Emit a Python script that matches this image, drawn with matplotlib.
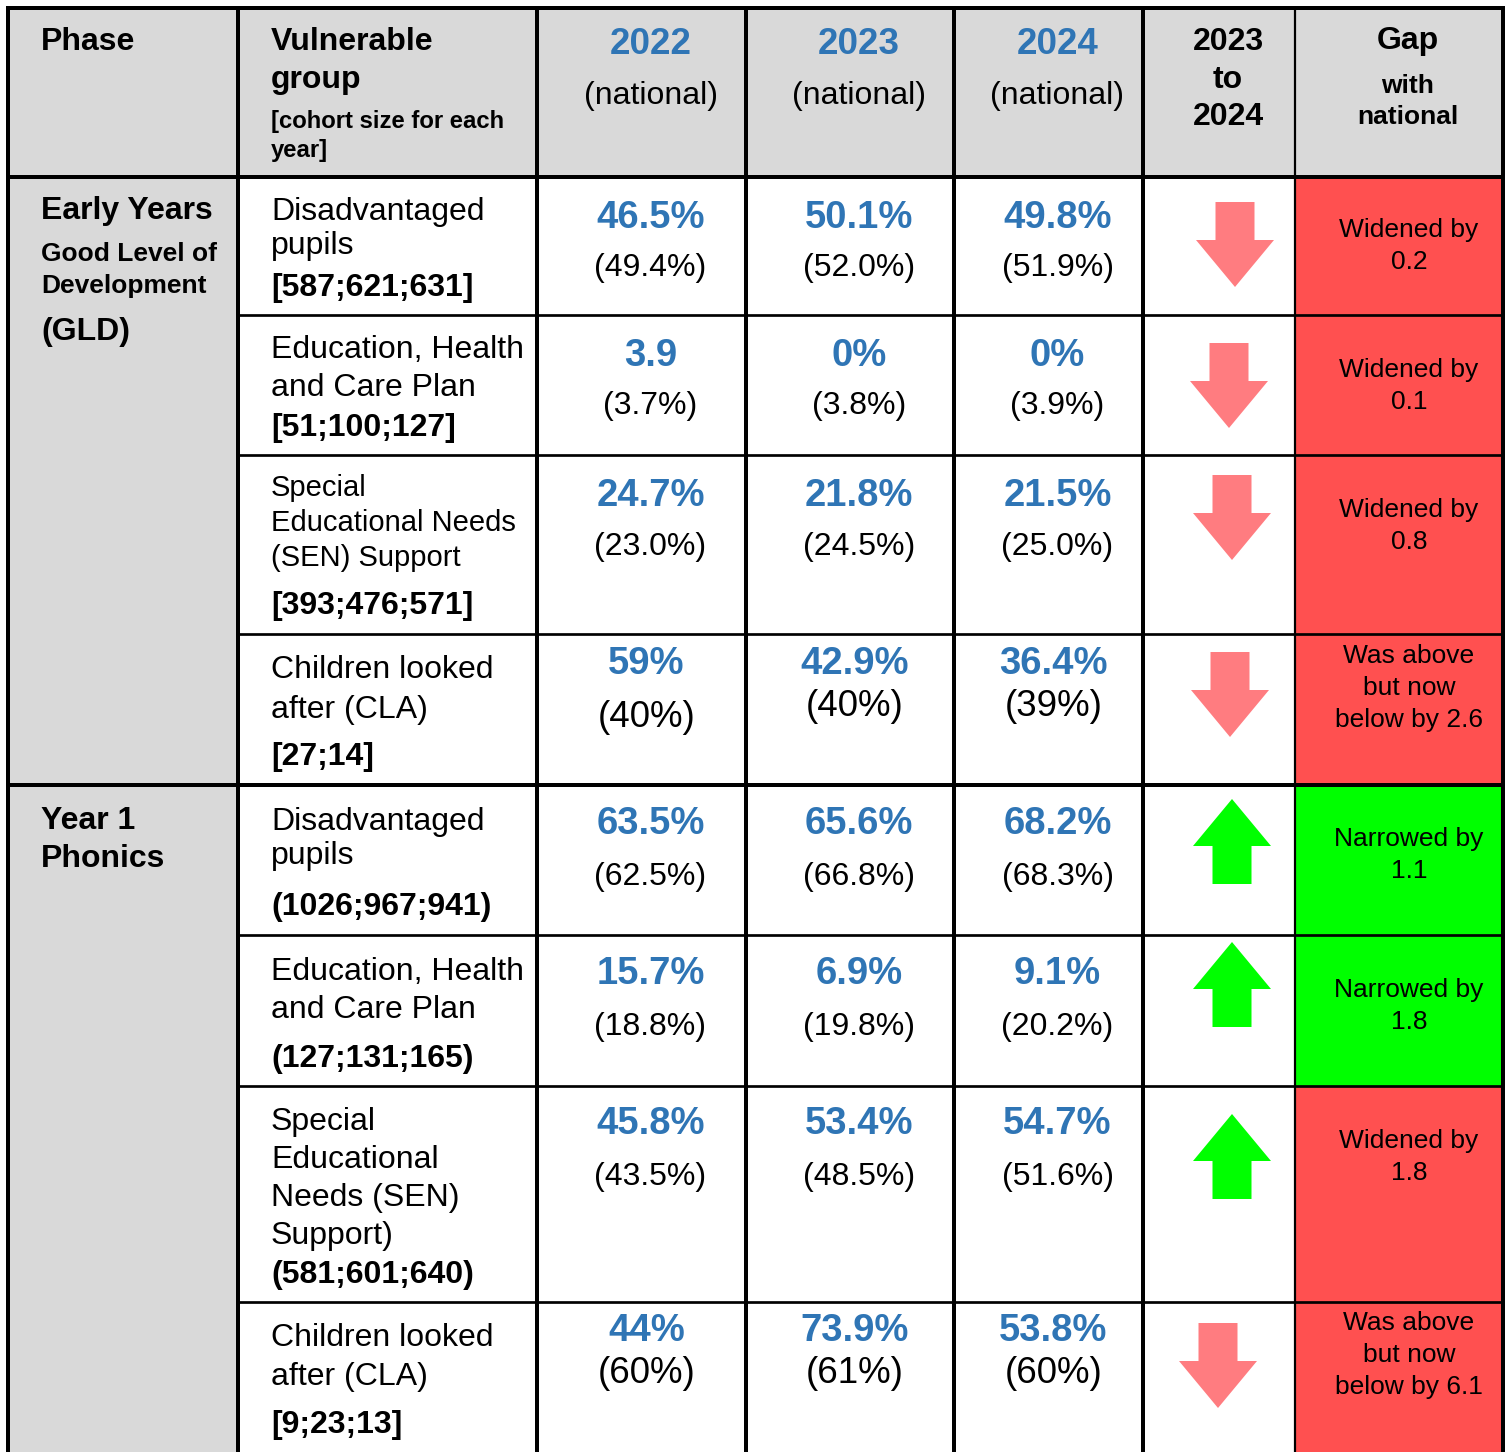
...
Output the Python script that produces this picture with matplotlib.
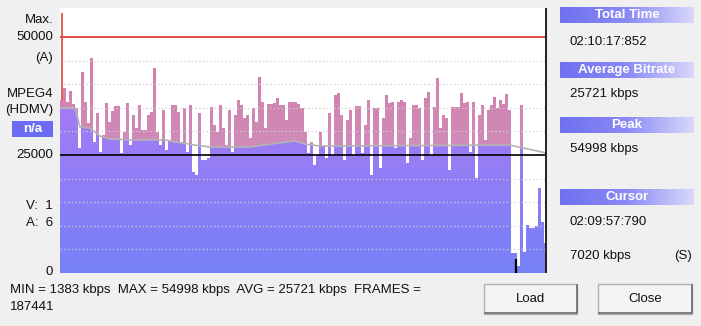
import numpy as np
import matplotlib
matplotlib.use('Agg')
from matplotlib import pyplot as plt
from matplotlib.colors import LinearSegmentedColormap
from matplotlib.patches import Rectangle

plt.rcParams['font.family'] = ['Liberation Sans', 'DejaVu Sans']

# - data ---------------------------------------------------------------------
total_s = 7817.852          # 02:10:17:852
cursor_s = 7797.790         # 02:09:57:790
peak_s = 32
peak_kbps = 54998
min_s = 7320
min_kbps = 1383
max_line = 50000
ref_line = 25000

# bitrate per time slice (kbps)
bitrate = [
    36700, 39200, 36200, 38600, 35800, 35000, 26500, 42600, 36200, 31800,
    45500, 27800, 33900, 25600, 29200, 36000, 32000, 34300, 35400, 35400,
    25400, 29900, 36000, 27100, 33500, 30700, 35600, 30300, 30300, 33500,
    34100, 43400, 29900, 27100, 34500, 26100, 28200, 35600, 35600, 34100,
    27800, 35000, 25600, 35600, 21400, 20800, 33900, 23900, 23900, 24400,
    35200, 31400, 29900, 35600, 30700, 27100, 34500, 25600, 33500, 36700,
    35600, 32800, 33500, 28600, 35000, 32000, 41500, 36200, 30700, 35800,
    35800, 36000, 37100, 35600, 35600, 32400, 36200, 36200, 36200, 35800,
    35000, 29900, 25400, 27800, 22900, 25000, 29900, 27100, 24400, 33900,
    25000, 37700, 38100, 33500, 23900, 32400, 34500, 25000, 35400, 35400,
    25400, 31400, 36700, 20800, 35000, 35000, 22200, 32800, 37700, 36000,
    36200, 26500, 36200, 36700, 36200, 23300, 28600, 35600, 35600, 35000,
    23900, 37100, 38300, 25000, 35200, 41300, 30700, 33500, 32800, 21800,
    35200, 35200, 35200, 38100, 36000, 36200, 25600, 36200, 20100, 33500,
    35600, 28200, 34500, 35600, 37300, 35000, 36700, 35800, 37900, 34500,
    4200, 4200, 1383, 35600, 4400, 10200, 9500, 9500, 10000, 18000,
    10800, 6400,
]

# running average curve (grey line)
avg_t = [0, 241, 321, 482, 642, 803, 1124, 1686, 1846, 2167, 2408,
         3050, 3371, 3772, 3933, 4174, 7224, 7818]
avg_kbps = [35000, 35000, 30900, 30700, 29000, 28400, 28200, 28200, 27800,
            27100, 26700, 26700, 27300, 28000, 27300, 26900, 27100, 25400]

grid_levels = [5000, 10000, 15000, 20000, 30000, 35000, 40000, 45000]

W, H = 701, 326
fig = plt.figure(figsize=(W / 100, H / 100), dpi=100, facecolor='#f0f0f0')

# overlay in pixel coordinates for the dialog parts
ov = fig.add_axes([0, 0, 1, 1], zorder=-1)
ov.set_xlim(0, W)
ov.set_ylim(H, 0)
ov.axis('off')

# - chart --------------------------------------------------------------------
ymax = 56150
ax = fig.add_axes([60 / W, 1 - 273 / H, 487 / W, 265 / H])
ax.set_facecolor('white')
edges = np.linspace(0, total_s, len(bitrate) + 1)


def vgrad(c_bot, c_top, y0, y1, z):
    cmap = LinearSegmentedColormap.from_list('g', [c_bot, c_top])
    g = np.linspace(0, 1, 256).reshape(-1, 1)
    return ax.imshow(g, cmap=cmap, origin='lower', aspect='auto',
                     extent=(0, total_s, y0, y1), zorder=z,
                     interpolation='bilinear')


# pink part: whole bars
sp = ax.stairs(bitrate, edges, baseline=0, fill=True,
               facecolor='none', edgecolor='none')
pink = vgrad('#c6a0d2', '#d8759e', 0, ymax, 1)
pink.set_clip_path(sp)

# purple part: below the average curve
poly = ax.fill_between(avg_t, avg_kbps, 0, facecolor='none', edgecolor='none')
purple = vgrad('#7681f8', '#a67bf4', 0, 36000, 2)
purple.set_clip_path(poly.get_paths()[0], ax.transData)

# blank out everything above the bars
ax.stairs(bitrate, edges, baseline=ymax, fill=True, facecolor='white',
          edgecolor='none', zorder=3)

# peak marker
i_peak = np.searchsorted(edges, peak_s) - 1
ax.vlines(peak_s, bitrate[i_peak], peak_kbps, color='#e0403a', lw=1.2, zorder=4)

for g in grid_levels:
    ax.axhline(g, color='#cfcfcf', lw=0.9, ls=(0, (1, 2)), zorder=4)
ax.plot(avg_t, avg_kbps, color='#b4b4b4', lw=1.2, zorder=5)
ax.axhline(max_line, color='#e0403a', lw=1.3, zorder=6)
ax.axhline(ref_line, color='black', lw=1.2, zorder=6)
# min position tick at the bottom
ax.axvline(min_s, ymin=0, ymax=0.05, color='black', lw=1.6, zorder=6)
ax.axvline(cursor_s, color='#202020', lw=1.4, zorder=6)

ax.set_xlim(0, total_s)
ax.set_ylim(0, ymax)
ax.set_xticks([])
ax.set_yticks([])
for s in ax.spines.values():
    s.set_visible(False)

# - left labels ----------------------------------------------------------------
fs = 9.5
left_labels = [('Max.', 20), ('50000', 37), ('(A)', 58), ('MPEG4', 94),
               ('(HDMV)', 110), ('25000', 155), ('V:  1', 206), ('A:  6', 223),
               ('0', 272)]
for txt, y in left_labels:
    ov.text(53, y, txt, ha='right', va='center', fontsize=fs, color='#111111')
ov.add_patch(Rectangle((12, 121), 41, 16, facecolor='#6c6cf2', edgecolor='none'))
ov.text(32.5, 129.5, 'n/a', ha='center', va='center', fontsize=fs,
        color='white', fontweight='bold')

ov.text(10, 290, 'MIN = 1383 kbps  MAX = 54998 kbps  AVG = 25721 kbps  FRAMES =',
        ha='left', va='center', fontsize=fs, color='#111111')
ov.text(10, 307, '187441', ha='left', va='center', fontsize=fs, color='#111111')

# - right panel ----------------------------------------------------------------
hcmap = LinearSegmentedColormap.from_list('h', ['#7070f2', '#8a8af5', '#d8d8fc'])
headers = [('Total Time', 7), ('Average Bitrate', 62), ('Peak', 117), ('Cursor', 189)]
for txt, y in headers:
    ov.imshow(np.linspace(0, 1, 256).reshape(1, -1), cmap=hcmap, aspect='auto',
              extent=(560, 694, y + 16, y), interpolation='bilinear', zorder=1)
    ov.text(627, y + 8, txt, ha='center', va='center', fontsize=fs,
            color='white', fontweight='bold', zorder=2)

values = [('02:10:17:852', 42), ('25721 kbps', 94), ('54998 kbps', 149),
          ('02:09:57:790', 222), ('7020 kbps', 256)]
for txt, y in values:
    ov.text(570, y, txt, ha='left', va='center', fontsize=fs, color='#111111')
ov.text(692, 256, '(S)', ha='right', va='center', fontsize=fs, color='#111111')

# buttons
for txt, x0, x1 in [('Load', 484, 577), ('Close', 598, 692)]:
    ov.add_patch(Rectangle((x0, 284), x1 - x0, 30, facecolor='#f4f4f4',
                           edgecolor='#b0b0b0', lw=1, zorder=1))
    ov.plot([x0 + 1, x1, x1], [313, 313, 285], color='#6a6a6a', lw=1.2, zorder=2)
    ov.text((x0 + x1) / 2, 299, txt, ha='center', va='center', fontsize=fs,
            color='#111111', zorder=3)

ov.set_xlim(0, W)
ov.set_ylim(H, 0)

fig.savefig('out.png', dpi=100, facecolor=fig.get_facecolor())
==
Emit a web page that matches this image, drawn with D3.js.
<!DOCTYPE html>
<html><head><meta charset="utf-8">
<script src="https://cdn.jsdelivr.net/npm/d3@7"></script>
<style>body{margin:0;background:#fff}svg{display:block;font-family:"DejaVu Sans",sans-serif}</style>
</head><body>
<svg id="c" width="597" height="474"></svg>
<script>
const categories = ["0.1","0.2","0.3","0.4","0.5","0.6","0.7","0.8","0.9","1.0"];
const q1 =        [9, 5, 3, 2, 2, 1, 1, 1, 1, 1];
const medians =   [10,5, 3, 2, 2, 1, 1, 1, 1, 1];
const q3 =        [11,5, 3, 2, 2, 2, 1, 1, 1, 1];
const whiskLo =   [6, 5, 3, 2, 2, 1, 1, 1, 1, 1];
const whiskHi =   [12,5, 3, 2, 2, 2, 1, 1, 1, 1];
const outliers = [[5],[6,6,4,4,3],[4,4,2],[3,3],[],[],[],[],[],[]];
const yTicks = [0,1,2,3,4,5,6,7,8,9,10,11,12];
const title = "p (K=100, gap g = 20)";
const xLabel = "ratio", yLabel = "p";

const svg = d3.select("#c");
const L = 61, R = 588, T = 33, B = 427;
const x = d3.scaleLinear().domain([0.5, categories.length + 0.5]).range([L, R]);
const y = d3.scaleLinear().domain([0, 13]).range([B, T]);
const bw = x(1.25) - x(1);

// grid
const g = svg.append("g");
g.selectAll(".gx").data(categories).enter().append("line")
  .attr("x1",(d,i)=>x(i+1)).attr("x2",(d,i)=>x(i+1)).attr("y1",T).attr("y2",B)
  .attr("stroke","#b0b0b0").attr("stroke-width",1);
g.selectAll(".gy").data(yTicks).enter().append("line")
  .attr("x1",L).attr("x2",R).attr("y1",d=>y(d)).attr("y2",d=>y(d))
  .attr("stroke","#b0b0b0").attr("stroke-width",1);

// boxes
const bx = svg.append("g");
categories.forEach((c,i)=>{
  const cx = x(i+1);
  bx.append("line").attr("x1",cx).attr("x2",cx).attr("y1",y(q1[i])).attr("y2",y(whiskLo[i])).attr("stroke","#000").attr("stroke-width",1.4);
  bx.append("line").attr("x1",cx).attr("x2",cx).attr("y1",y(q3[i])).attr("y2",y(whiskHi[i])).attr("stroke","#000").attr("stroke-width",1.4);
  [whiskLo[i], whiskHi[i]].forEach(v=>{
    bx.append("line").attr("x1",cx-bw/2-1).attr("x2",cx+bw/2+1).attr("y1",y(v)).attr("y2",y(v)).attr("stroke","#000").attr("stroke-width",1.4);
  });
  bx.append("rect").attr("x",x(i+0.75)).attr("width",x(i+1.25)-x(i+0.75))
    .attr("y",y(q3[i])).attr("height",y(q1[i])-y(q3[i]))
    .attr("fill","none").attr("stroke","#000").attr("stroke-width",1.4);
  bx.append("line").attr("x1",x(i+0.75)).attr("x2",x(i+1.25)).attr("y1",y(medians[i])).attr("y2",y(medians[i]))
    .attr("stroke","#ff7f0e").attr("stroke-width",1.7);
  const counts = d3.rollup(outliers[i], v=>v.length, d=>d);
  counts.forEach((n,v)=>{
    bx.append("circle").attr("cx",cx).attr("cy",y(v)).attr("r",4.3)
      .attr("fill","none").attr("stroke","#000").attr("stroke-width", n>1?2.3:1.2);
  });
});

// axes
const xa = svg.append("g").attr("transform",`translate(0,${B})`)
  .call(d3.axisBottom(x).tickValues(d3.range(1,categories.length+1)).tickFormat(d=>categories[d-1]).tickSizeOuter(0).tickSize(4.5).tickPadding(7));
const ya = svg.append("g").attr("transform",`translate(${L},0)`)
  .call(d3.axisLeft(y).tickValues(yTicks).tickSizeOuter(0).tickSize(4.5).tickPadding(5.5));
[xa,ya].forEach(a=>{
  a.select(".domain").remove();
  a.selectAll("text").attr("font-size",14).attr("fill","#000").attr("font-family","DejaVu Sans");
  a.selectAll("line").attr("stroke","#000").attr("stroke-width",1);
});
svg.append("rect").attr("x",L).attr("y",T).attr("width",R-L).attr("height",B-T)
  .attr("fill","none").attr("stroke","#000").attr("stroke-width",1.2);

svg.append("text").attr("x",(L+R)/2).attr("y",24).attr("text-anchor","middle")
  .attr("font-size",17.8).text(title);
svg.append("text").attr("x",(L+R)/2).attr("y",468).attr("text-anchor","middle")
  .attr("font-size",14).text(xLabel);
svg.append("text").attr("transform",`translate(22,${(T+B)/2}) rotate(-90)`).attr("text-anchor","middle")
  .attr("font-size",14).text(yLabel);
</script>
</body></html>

● WHAT YOU WILL DO: Where a line holds "script", copy it out.

● TASK OUTPUT:
Emit a Python script that matches this image, drawn with matplotlib.
Output the Python script that produces this picture with matplotlib.
<script src="https://cdn.jsdelivr.net/npm/d3@7"></script>
<script>
</script>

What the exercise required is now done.